Construction of the Corentyne River Bridge, which will link Guyana and Suriname, will commence soon as representatives from the two countries will be meeting this week to select a bidder for the massive project.

“Within this week, myself and my counterpart from Suriname will be engaged in discussions to ensure that we have the final bidder selected and work going because this bridge between Guyana and Suriname over the Corentyne River is high on the agenda of both administrations and both Presidents,” Minister of Public Works Juan Edghill stated during a press conference on Monday.

There are a total of eight shortlisted consultancy firms, including three joint ventures. These firms are WSP Caribbean Limited; EXP Services Inc in association with Pedelta, Arcadia, CEMCO; TYPSA, Leonhardt, Andrä und Partner GmbH and Firm Engineering NV; and Politecnica and Rina JV and sub-consultants ILACO and SRKN’gineering & Associates

The bridge will be constructed using a Design Build Finance Model through a private partnership arrangement with incentives given by both governments to the preferred bidder.

In October 2020, Edghill and his Surinamese counterpart, Dr Riad Nurmohamed had visited the site of the proposed Guyana-Suriname river bridge across the Corentyne River.

There were three points of demarcation identified – Moleson Creek, Long Island in the Corentyne River and South Drain in Suriname. Both Ministers planted flags on the Guyana side of the river and then the Suriname side of the river – where the bridge is to be constructed.

A Memorandum of Understanding (MoU) for the construction of a high-span bridge over the Corentyne River linking the two countries was signed in November, 2020 during President Dr. Mohamed Irfaan Ali’s Official visit to Suriname.
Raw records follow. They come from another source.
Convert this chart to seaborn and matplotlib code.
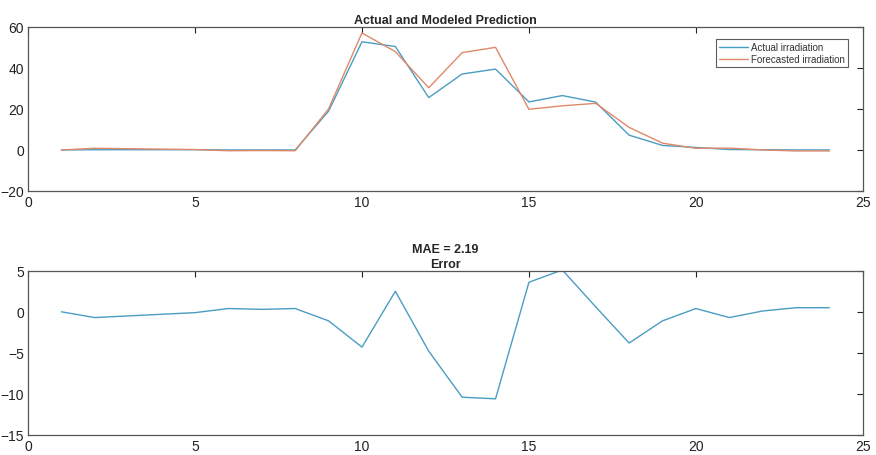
import matplotlib
matplotlib.use("Agg")
import matplotlib.pyplot as plt
import seaborn as sns
import pandas as pd

hours = list(range(1, 25))
actual = [0, 0.1, 0.1, 0.1, 0.1, 0, 0, 0, 18.9, 52.7, 50.4, 25.5, 37.0, 39.4,
          23.4, 26.5, 23.3, 7.2, 2.2, 1.2, 0.2, 0.1, 0, 0]
forecast = [0, 0.8, 0.6, 0.4, 0.2, -0.4, -0.3, -0.4, 20.0, 57.0, 47.9, 30.3, 47.4, 50.0,
            19.8, 21.5, 22.7, 11.0, 3.3, 0.8, 0.9, 0, -0.5, -0.5]
error = [0, -0.7, -0.5, -0.3, -0.1, 0.4, 0.3, 0.4, -1.1, -4.3, 2.5, -4.8, -10.4, -10.6,
         3.6, 5.1, 0.6, -3.8, -1.1, 0.4, -0.7, 0.1, 0.5, 0.5]
series_names = ["Actual irradiation", "Forecasted irradiation"]
mae_text = "MAE = 2.19"

sns.set_style("white")
plt.rcParams['font.family'] = ['Liberation Sans', 'DejaVu Sans']

df = pd.DataFrame({
    "hour": hours * 2,
    "value": actual + forecast,
    "series": [series_names[0]] * len(hours) + [series_names[1]] * len(hours),
})
df_err = pd.DataFrame({"hour": hours, "error": error})

blue = "#4a9dc2"
orange = "#e0896a"

fig = plt.figure(figsize=(8.76, 4.56), dpi=100)
ax1 = fig.add_axes([0.032, 0.579, 0.953, 0.36])
ax2 = fig.add_axes([0.032, 0.044, 0.953, 0.36])

sns.lineplot(data=df, x="hour", y="value", hue="series", palette=[blue, orange],
             ax=ax1, linewidth=1.0)
sns.lineplot(data=df_err, x="hour", y="error", color=blue, ax=ax2, linewidth=1.0)

for ax in (ax1, ax2):
    ax.set_xlim(0, 25)
    ax.set_xticks([0, 5, 10, 15, 20, 25])
    ax.set_xlabel("")
    ax.set_ylabel("")
    ax.tick_params(direction="in", top=True, right=True, length=4, width=0.8,
                   labelsize=10, colors="#222222", pad=3)
    for s in ax.spines.values():
        s.set_color("#555555")
        s.set_linewidth(0.9)
        s.set_visible(True)

ax1.set_ylim(-20, 60)
ax1.set_yticks([-20, 0, 20, 40, 60])
ax2.set_ylim(-15, 5)
ax2.set_yticks([-15, -10, -5, 0, 5])

ax1.set_title("Actual and Modeled Prediction", fontsize=9, fontweight="bold", pad=3)
ax2.set_title(mae_text + "\nError", fontsize=9, fontweight="bold", pad=3, linespacing=1.3)

leg = ax1.legend(loc="upper right", fontsize=7, frameon=True, fancybox=False,
                 borderpad=0.3, handlelength=3.0, handletextpad=0.3, labelspacing=0.2,
                 bbox_to_anchor=(0.988, 0.955))
leg.get_frame().set_edgecolor("#333333")
leg.get_frame().set_linewidth(0.8)
for t in leg.get_texts():
    t.set_color("#333333")

fig.savefig("out.png", dpi=100)
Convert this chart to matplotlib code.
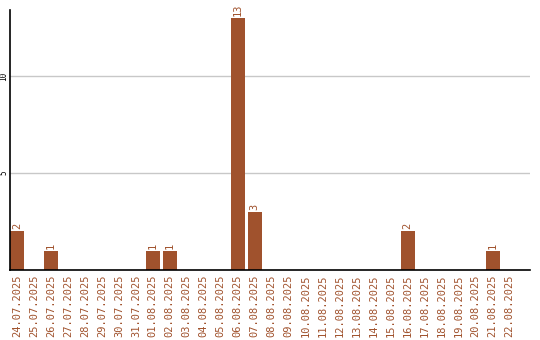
import matplotlib
matplotlib.use("Agg")
import matplotlib.pyplot as plt

dates = ["24.07.2025", "25.07.2025", "26.07.2025", "27.07.2025", "28.07.2025",
         "29.07.2025", "30.07.2025", "31.07.2025", "01.08.2025", "02.08.2025",
         "03.08.2025", "04.08.2025", "05.08.2025", "06.08.2025", "07.08.2025",
         "08.08.2025", "09.08.2025", "10.08.2025", "11.08.2025", "12.08.2025",
         "13.08.2025", "14.08.2025", "15.08.2025", "16.08.2025", "17.08.2025",
         "18.08.2025", "19.08.2025", "20.08.2025", "21.08.2025", "22.08.2025"]
counts = [2, 0, 1, 0, 0, 0, 0, 0, 1, 1, 0, 0, 0, 13, 3,
          0, 0, 0, 0, 0, 0, 0, 0, 2, 0, 0, 0, 0, 1, 0]
yticks = [5, 10]

color = "#A0522D"
fig = plt.figure(figsize=(5.4, 3.4), dpi=100)
ax = fig.add_axes([10/540, 70/340, 520/540, 260/340])
x = list(range(len(dates)))
ax.bar(x, counts, width=0.82, color=color, zorder=2)
for xi, c in zip(x, counts):
    if c > 0:
        ax.text(xi, c + 0.1, str(c), rotation=90, ha="center", va="bottom",
                color=color, fontsize=7.5, family="DejaVu Sans Mono")
ax.set_xlim(-0.41, 30.2)
ax.set_ylim(0, 13.4)
ax.set_yticks(yticks)
ax.set_yticklabels([str(t) for t in yticks], rotation=90, fontsize=5.5,
                   family="DejaVu Sans Mono", va="center")
ax.set_xticks(x)
ax.set_xticklabels(dates, rotation=90, fontsize=7.5, color=color,
                   family="DejaVu Sans Mono")
ax.tick_params(axis="x", length=0, pad=3)
ax.tick_params(axis="y", length=0, pad=1)
ax.grid(axis="y", color="#c8c8c8", linewidth=1, zorder=0)
for s in ["top", "right"]:
    ax.spines[s].set_visible(False)
for s in ["left", "bottom"]:
    ax.spines[s].set_color("black")
    ax.spines[s].set_linewidth(1.2)
fig.savefig("out.png", dpi=100)
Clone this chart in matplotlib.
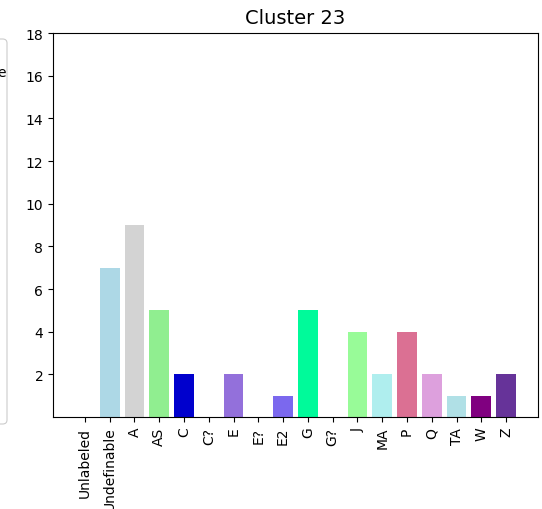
import matplotlib
matplotlib.use("Agg")
import matplotlib.pyplot as plt
from matplotlib.patches import FancyBboxPatch

labels = ["Unlabeled", "Undefinable", "A", "AS", "C", "C?", "E", "E?", "E2",
          "G", "G?", "J", "MA", "P", "Q", "TA", "W", "Z"]
counts = [0, 7, 9, 5, 2, 0, 2, 0, 1, 5, 0, 4, 2, 4, 2, 1, 1, 2]
colors = ["white", "lightblue", "lightgray", "lightgreen", "mediumblue", "white",
          "mediumpurple", "white", "mediumslateblue", "mediumspringgreen", "white",
          "palegreen", "paleturquoise", "palevioletred", "plum", "powderblue",
          "purple", "rebeccapurple"]
yticks = [2, 4, 6, 8, 10, 12, 14, 16, 18]

fig = plt.figure(figsize=(5.42, 5.10), dpi=100)
ax = fig.add_axes([53 / 542, 92 / 510, (538 - 53) / 542, (418 - 34) / 510])

ax.bar(range(len(labels)), counts, color=colors, width=0.8)
ax.set_xticks(range(len(labels)))
ax.set_xticklabels(labels, rotation=90)
ax.set_yticks(yticks)
ax.set_ylim(0, 18)
ax.set_title("Cluster 23", fontsize=14, pad=7)

# cropped legend box of a neighbouring panel at the left edge
box = FancyBboxPatch((-40 / 542, 85 / 510), 47 / 542, 385 / 510,
                     boxstyle="round,pad=0,rounding_size=0.008",
                     transform=fig.transFigure, facecolor="white",
                     edgecolor="#cccccc", linewidth=0.8)
fig.patches.append(box)
fig.text(2 / 542, 1 - 73 / 510, "e", ha="center", va="center", fontsize=10)

fig.savefig("out.png", dpi=100)
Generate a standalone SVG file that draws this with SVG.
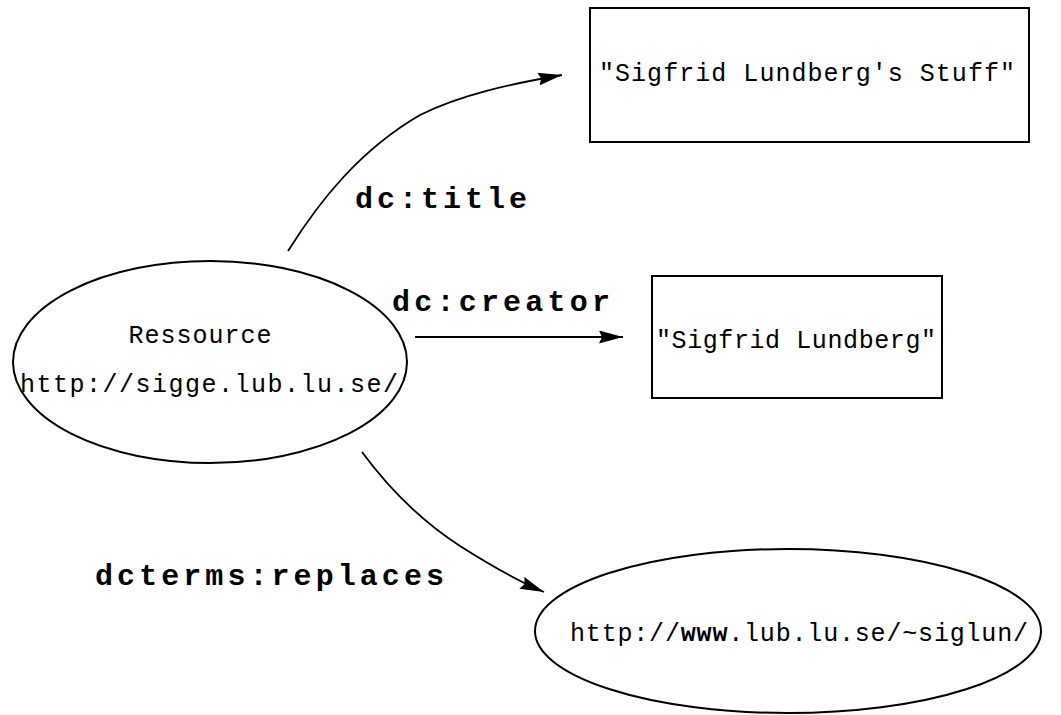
<svg xmlns="http://www.w3.org/2000/svg" width="1061" height="715" viewBox="0 0 1061 715">
<style>
.shape{fill:none;stroke:#000;stroke-width:2}
.conn{fill:none;stroke:#000;stroke-width:1.8}
.node{font-family:"Liberation Mono","Courier New",monospace;font-size:25px;fill:#000}
.lbl{font-family:"Liberation Mono","Courier New",monospace;font-size:30px;font-weight:bold;fill:#000}
</style>
<defs>
<marker id="arr" markerWidth="24" markerHeight="13" refX="24" refY="6.5" orient="auto" markerUnits="userSpaceOnUse">
<path d="M0,0 L24,6.5 L0,13 L3,6.5 Z" fill="#000"/>
</marker>
</defs>
<rect width="1061" height="715" fill="#fff"/>
<g id="connectors">
<path class="conn" d="M288,251 C320,200 360,150 420,115 C460,95 510,84 562,75" marker-end="url(#arr)"/>
<path class="conn" d="M415,337 L623,337" marker-end="url(#arr)"/>
<path class="conn" d="M362,452 C390,490 420,520 460,546 C490,565 515,580 544,592" marker-end="url(#arr)"/>
<text class="lbl" x="355" y="208" textLength="172" lengthAdjust="spacing">dc:title</text>
<text class="lbl" x="392" y="311" textLength="218" lengthAdjust="spacing">dc:creator</text>
<text class="lbl" x="95" y="585" textLength="349" lengthAdjust="spacing">dcterms:replaces</text>
</g>
<g id="ressource">
<ellipse class="shape" cx="210" cy="362" rx="197" ry="101"/>
<text class="node" x="200" y="343" text-anchor="middle" textLength="143" lengthAdjust="spacing">Ressource</text>
<text class="node" x="20" y="392" textLength="378" lengthAdjust="spacing">http://sigge.lub.lu.se/</text>
</g>
<g id="title">
<rect class="shape" x="590" y="8" width="439" height="134"/>
<text class="node" x="599" y="81" textLength="416" lengthAdjust="spacing">"Sigfrid Lundberg's Stuff"</text>
</g>
<g id="creator">
<rect class="shape" x="652" y="276" width="290" height="122"/>
<text class="node" x="656" y="348" textLength="280" lengthAdjust="spacing">"Sigfrid Lundberg"</text>
</g>
<g id="replaces">
<ellipse class="shape" cx="788" cy="631" rx="253" ry="82"/>
<text class="node" x="570" y="641" textLength="458" lengthAdjust="spacing">http://<tspan font-weight="bold">www</tspan>.lub.lu.se/~siglun/</text>
</g>
</svg>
President Ali had said the construction of the bridge will create tremendous opportunities for both countries.

“Once constructed, not if constructed, the bridge will serve as a permanent physical link between the people of Guyana and Suriname but more importantly, that links to the rest of the South American continent,” President Ali had said.

Suriname’s President, Chandrikapersad Santokhi had stated that the bridge would mark a new era for both countries in several areas.

“This bridge on the Corentyne River is not only important to facilitate the movement of persons and goods, trade and cross border cooperation it also symbolises a transition from the old to a new era; the era of wellbeing and prosperity of our people and freedom, democracy and the rule of law,” he had said.

Reports indicate that the Corentyne River bridge is expected to be a flat bridge from Guyana to Long Island in the Corentyne River and then a high-span bridge from there to the Surinamese mainland to allow for heavy marine traffic. This bridge is expected to promote the safe movement of people and products.

Moreover, it is anticipated that Long Island will become an economic hub and free zone that will also see major infrastructural development such as hotels, recreational parks, entertainment spots, tourist attractions, malls, and farmers’ markets.

With the commitment to bridge Guyana and Suriname over the Corentyne River within five years, this project is expected to open up the pathway for other major developmental projects including the much-anticipated deep-water harbour project in Guyana.